Je n’en veux pas à mes parents de m’avoir donné une éducation genrée (d’autant plus que la société a contribué à égalité). Ils ont été élevés comme ça, par des parents qui eux-mêmes, n’étaient pas toujours très progressistes (pour les parents de mon père, c’est un sacré euphémisme), même si ma grand-mère maternelle était elle-même bourrée de contradictions visibles sur le sujet (elle refusait de m’enseigner le crochet, son métier !, parce que c’était pas des trucs pour les femmes modernes). Mais je leur en veux de ne pas m’avoir écoutée, de ne pas avoir vu à quel point j’étais mal à l’aise avec cette éducation normée.
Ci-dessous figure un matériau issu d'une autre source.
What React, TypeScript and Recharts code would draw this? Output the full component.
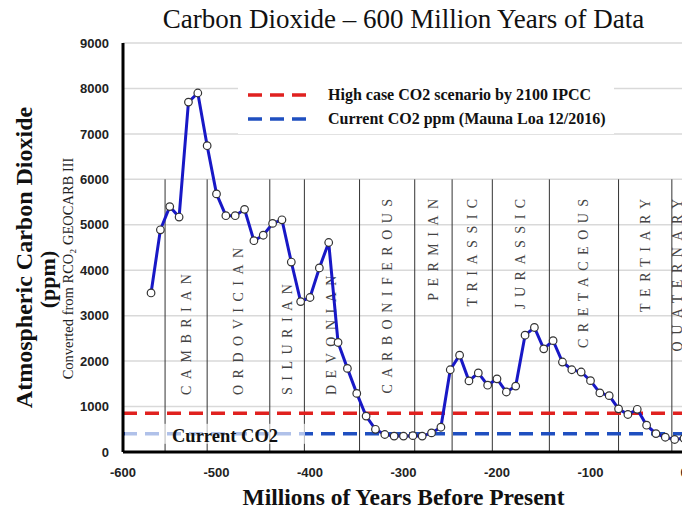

De ne pas avoir vu que j’étais une enfant profondément malheureuse de ne pas réussir à ressembler à ce que l’on attendait de moi.
Le problème derrière la défense des stéréotypes de genre, c’est qu’elle oublie l’essentiel : l’enfant n’est pas une boite vide qu’il faut remplir. Il a une personnalité innée, que les stéréotypes acquis ne font que nier. C’est ça, le poison de l’éducation genrée.